2020-09-03

中国エアコン業界のトップが入れ替わり

今年はコロナの影響もあって一部の業界内の地位変更が見られます。今日は中国の空調業界を見てみましょう。

今年上半期(1-6月)の中国国内家庭用エアコンの販売の量及び額の伸び率を全体、オンライン、オフラインと分けて見てきましょう。

販売額のマイナス幅が販売量よりも多いということなので、1台当たりの単価が落ちているということですね。また、中国国内中央空調市場も前年比▲22%となっています。エアコンは据え付け作業があり、据え付け作業を行う場合必然的に家に入らなければならず、コロナ期間中は外部の人が入ってくるのに制限を加えたところも多かったので、売り上げが落ちるのは必然的中結果だといえます。

中国エアコン業界はこのような状況ですが、プレーヤーたちの状況を見ていきましょう。中国の代表的なエアコン企業で格力(GREE)という会社があります。ここの董明珠という名物経営者も有名ですね。
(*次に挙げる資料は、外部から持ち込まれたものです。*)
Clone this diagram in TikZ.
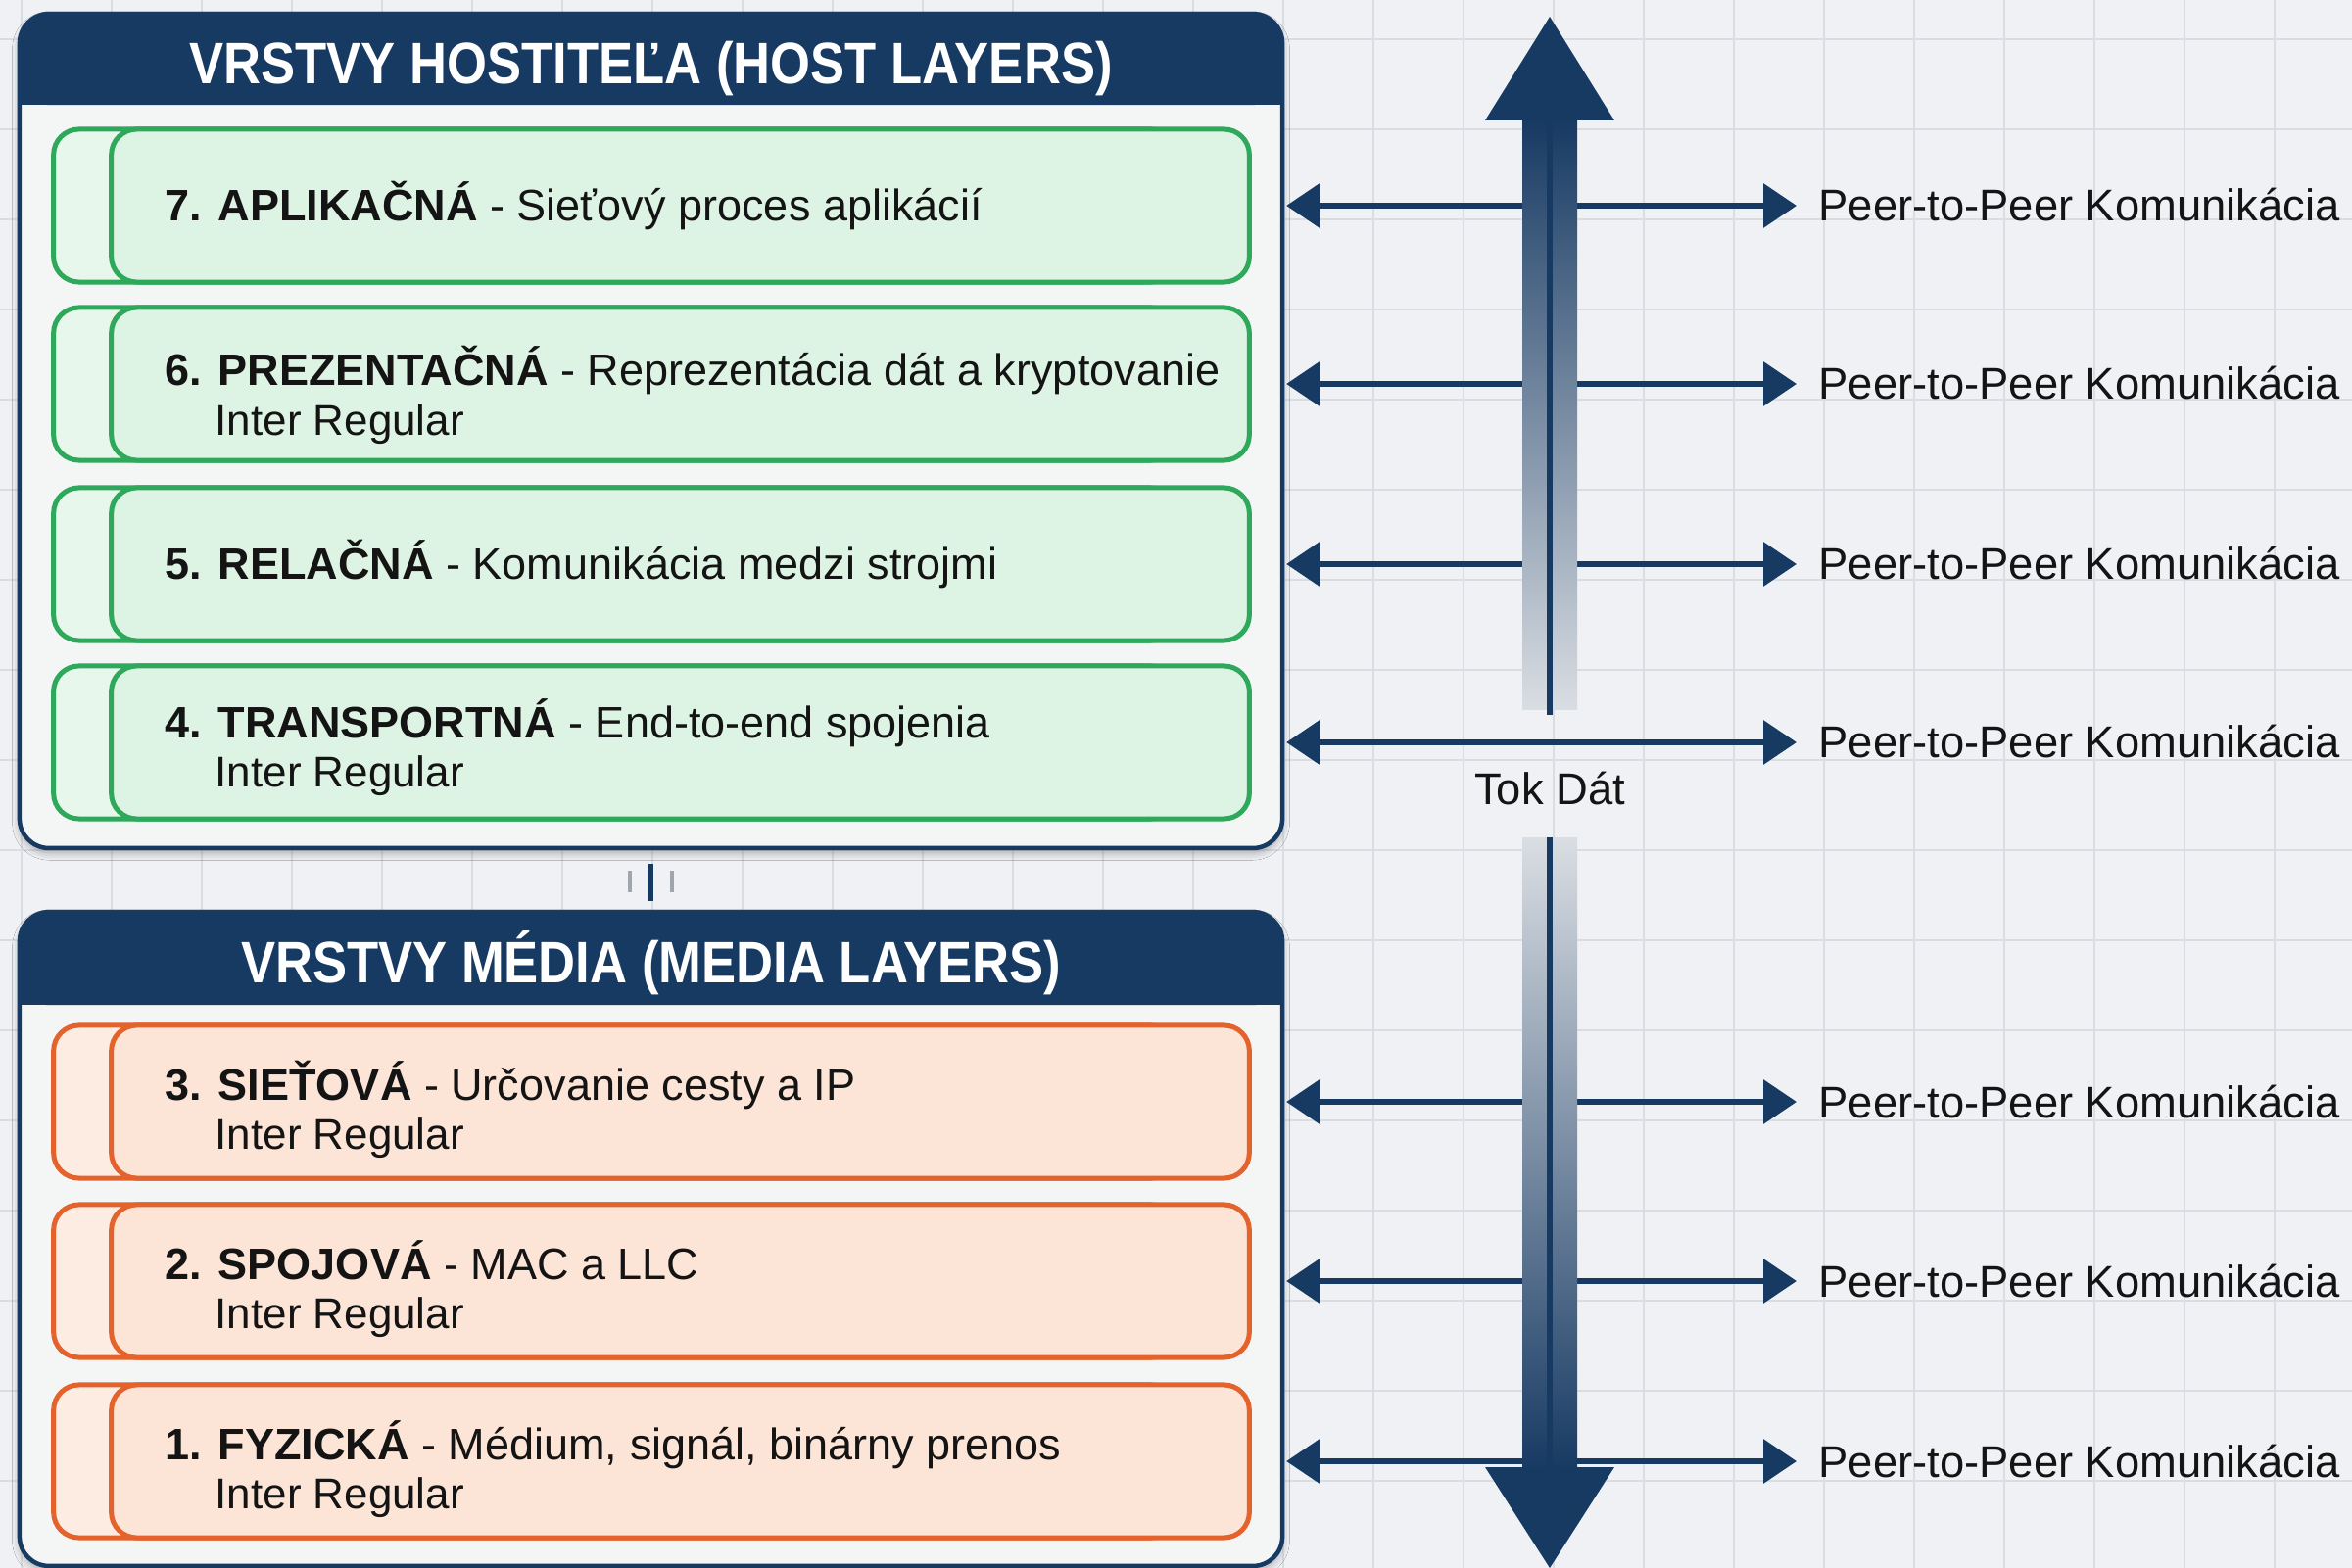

コロナの影響もあってやはり業績を大きく落としているのですが、同じく家電業界の美的と比べてみます。美的は総合家電メーカーなので取扱商品も多く単純に比較できないため、全体と空調部分を切り分けたものを表にしてみました。会社によってカテゴリー分けが異なりますが、ここでは空調部分を見ていただきたいと思います。
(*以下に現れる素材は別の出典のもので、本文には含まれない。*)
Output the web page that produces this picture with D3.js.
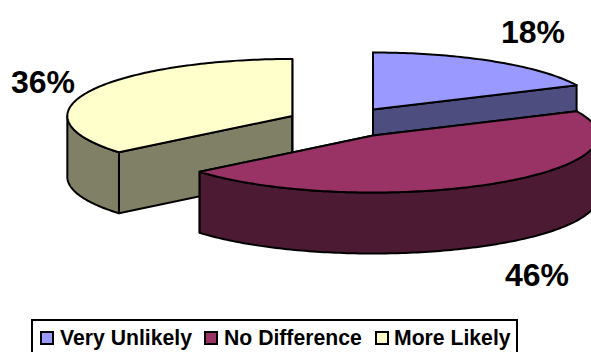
<!DOCTYPE html>
<html>
<head>
<meta charset="utf-8">
<script src="https://cdn.jsdelivr.net/npm/d3@7"></script>
<style>
  html, body { margin: 0; padding: 0; background: #fff; }
  svg { display: block; }
  text { font-family: "Liberation Sans", Arial, sans-serif; font-weight: bold; fill: #000; }
</style>
</head>
<body>
<svg id="chart" width="591" height="352"></svg>
<script>
const categories = ["Very Unlikely", "No Difference", "More Likely"];
const shares = [18, 46, 36];
const topColors = ["#9999FF", "#993366", "#FFFFCC"];
const sideColors = ["#4D4D80", "#4D1A33", "#808066"];

const svg = d3.select("#chart");

// Tilted, exploded pie: an ellipse per slice, extruded downwards.
const rx = 225, ry = 57, depth = 61;
const cx = 343, cy = 122.5;
const explodeX = 56, explodeY = 15.4;

const slices = d3.pie().sort(null).value(d => d)(shares);

const project = (c, a) => [c[0] + rx * Math.sin(a), c[1] - ry * Math.cos(a)];
const lower = p => [p[0], p[1] + depth];

function arcPoints(c, a0, a1) {
  const step = Math.PI / 180;
  const n = Math.max(2, Math.ceil(Math.abs(a1 - a0) / step));
  return d3.range(n + 1).map(i => project(c, a0 + (a1 - a0) * i / n));
}
const line = d3.line();
const stroke = sel => sel.attr("stroke", "#000").attr("stroke-width", 2).attr("stroke-linejoin", "round");

const plot = svg.append("g").attr("class", "pie");

function drawSlice(i) {
  const s = slices[i];
  const mid = (s.startAngle + s.endAngle) / 2;
  const c = [cx + explodeX * Math.sin(mid), cy - explodeY * Math.cos(mid)];
  const g = plot.append("g").attr("class", "slice-" + i);

  // Cut faces: both are painted, the top face and nearer walls cover the hidden parts.
  [s.startAngle, s.endAngle].forEach(a => {
    const e = project(c, a);
    g.append("path")
      .attr("d", line([c, e, lower(e), lower(c)]) + "Z")
      .attr("fill", sideColors[i]).call(stroke);
  });

  // Outer wall: the part of the rim on the near half of the ellipse.
  const wallStart = Math.max(s.startAngle, Math.PI / 2);
  const wallEnd = Math.min(s.endAngle, 3 * Math.PI / 2);
  if (wallEnd > wallStart) {
    const rim = arcPoints(c, wallStart, wallEnd);
    g.append("path")
      .attr("d", line(rim.concat(rim.map(lower).reverse())) + "Z")
      .attr("fill", sideColors[i]).call(stroke);
  }

  // Top face.
  g.append("path")
    .attr("d", line([c].concat(arcPoints(c, s.startAngle, s.endAngle))) + "Z")
    .attr("fill", topColors[i]).call(stroke);
}

// Back to front so nearer slices cover the ones behind them.
[2, 0, 1].forEach(drawSlice);

// Percentage labels.
const labelAnchors = [[533, 43], [537, 286], [43, 93]];
svg.append("g").selectAll("text").data(shares).join("text")
  .attr("x", (d, i) => labelAnchors[i][0])
  .attr("y", (d, i) => labelAnchors[i][1])
  .attr("text-anchor", "middle")
  .attr("font-size", 32)
  .text(d => d + "%");

// Legend box; its lower edge runs off the bottom of the page.
const legend = svg.append("g").attr("class", "legend");
legend.append("rect")
  .attr("x", 32).attr("y", 320).attr("width", 485).attr("height", 45)
  .attr("fill", "#fff").attr("stroke", "#000").attr("stroke-width", 2);
const keyX = [41, 205, 376];
const textX = [60, 224, 394];
categories.forEach((name, i) => {
  legend.append("rect")
    .attr("x", keyX[i]).attr("y", 332).attr("width", 12).attr("height", 12)
    .attr("fill", topColors[i]).attr("stroke", "#000").attr("stroke-width", 2);
  legend.append("text")
    .attr("x", textX[i]).attr("y", 345)
    .attr("font-size", 21.2)
    .text(name);
});
</script>
</body>
</html>
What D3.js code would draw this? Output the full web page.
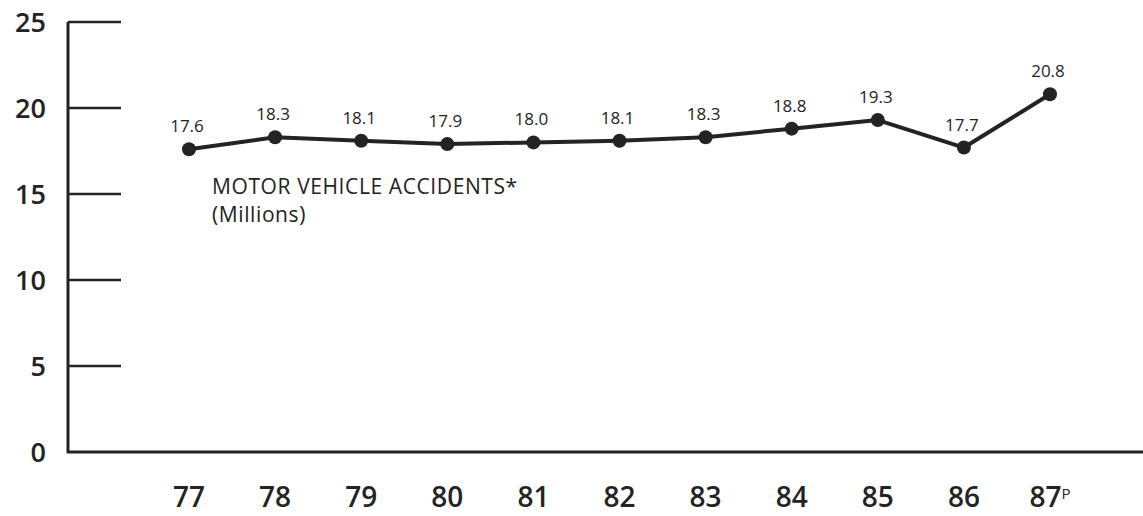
<!DOCTYPE html>
<html>
<head>
<meta charset="utf-8">
<script src="https://cdn.jsdelivr.net/npm/d3@7"></script>
<style>
  body { margin: 0; background: #fff; }
  svg { display: block; font-family: "Open Sans", "Noto Sans", sans-serif; }
</style>
</head>
<body>
<div id="chart"></div>
<script>
const years = ["77", "78", "79", "80", "81", "82", "83", "84", "85", "86", "87"];
const accidents = [17.6, 18.3, 18.1, 17.9, 18.0, 18.1, 18.3, 18.8, 19.3, 17.7, 20.8];
const yTicks = [0, 5, 10, 15, 20, 25];
const seriesLabel = ["MOTOR VEHICLE ACCIDENTS*", "(Millions)"];

const width = 1143, height = 516;
const ink = "#232323";

const svg = d3.select("#chart").append("svg")
    .attr("width", width)
    .attr("height", height);

const x = d3.scalePoint()
    .domain(years)
    .range([189, 1050]);

const y = d3.scaleLinear()
    .domain([0, 25])
    .range([452, 22]);

// y axis: line plus inward ticks
svg.append("line")
    .attr("x1", 68).attr("x2", 68)
    .attr("y1", y(25)).attr("y2", y(0) + 1)
    .attr("stroke", ink)
    .attr("stroke-width", 3);

svg.selectAll(".ytick")
    .data(yTicks.filter(d => d > 0))
    .enter()
    .append("line")
    .attr("x1", 68)
    .attr("x2", 121)
    .attr("y1", d => y(d))
    .attr("y2", d => y(d))
    .attr("stroke", ink)
    .attr("stroke-width", 2.5);

svg.selectAll(".ylabel")
    .data(yTicks)
    .enter()
    .append("text")
    .attr("x", 46)
    .attr("y", d => y(d) + 10)
    .attr("text-anchor", "end")
    .attr("font-size", 27)
    .attr("font-weight", 600)
    .attr("fill", ink)
    .text(d => d);

// x axis baseline
svg.append("line")
    .attr("x1", 67).attr("x2", width)
    .attr("y1", y(0)).attr("y2", y(0))
    .attr("stroke", ink)
    .attr("stroke-width", 3);

const xLabels = svg.selectAll(".xlabel")
    .data(years)
    .enter()
    .append("text")
    .attr("x", d => x(d))
    .attr("y", 507)
    .attr("text-anchor", "middle")
    .attr("font-size", 28)
    .attr("font-weight", 600)
    .attr("fill", ink)
    .text(d => d);

xLabels.filter(d => d === "87")
    .append("tspan")
    .attr("font-size", 15)
    .attr("font-weight", 400)
    .attr("dy", -8)
    .text("P");

// series line and markers
const line = d3.line()
    .x((d, i) => x(years[i]))
    .y(d => y(d));

svg.append("path")
    .datum(accidents)
    .attr("d", line)
    .attr("fill", "none")
    .attr("stroke", ink)
    .attr("stroke-width", 4)
    .attr("stroke-linejoin", "round");

svg.selectAll(".dot")
    .data(accidents)
    .enter()
    .append("circle")
    .attr("cx", (d, i) => x(years[i]))
    .attr("cy", d => y(d))
    .attr("r", 7)
    .attr("fill", ink);

svg.selectAll(".value")
    .data(accidents)
    .enter()
    .append("text")
    .attr("x", (d, i) => x(years[i]) - 2)
    .attr("y", d => y(d) - 17)
    .attr("text-anchor", "middle")
    .attr("font-size", 17)
    .attr("font-weight", 500)
    .attr("fill", ink)
    .text(d => d.toFixed(1));

svg.selectAll(".series")
    .data(seriesLabel)
    .enter()
    .append("text")
    .attr("x", 212)
    .attr("y", (d, i) => 194 + i * 28)
    .attr("font-size", 21)
    .attr("font-weight", 500)
    .attr("letter-spacing", 0.6)
    .attr("fill", ink)
    .text(d => d);
</script>
</body>
</html>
二段に分けましたが、上の段が全体、下の段がカテゴリー別です。そして、下の段の空調の行をご覧ください。二社とも売り上げは落ちているのですが、格力の落ち方がかなり大きく、これにより中国エアコン売り上げトップの座を美的に譲り渡すことになってしまったのであります。

なお、格力エアコンの粗利率32.05%(▲3.97ポイント)に対して、美的エアコンの粗利率24.2%(▲7.88ポイント)で、これを見る限り美的は価格下げにより量を追いかけたとみることができます。

美的家庭用空調の中国国内オフラインチャネルの市場シェアは2位、つまりこの部分は格力はまだ1位をキープしてます。逆に美的のオンラインチャネルでの空調のシェアは1位で、35%を占めています。オンライン販売の価格はオフラインと比べて低く、美的はオンラインで販売が多いことから、粗利率は格力よりも低くなる傾向にあるといえます。

この結果について、格力はオンラインが相対的に弱いことと、元々の強みであるオフラインの販売チャネルに調整を行ったことがこの結果につながっているという見方があります。格力に限らず、オンライン戦略をどう進めていくか、オフラインについてはチャネル戦略をどう進めていくか、悩んでいるところは少なくないでしょう。今のままにしておくのが一番簡単ですが、さらに大きくしていくためにどのようにしていくべきか、オンラインとオフラインの兼ね合い、オンラインの運営や公告にどの程度のお金を突っ込むのか、オフラインのチャネル内で入れ替えを行ったり調整を加えたり。考え出すと簡単に結論が出るものとは言えないでしょう。

さて、今後の展開ですが、粗利率を見る限り格力は値下げ余力がありそうなので、失ったシェアを取り戻すために価格戦を仕掛けるのではないかという見方があります。しかしそれをすると美的も受けて立つでしょう。本当に価格戦に突入すれば消費者にとってはいい話ですが、果たしてどういう動きなりますでしょうか。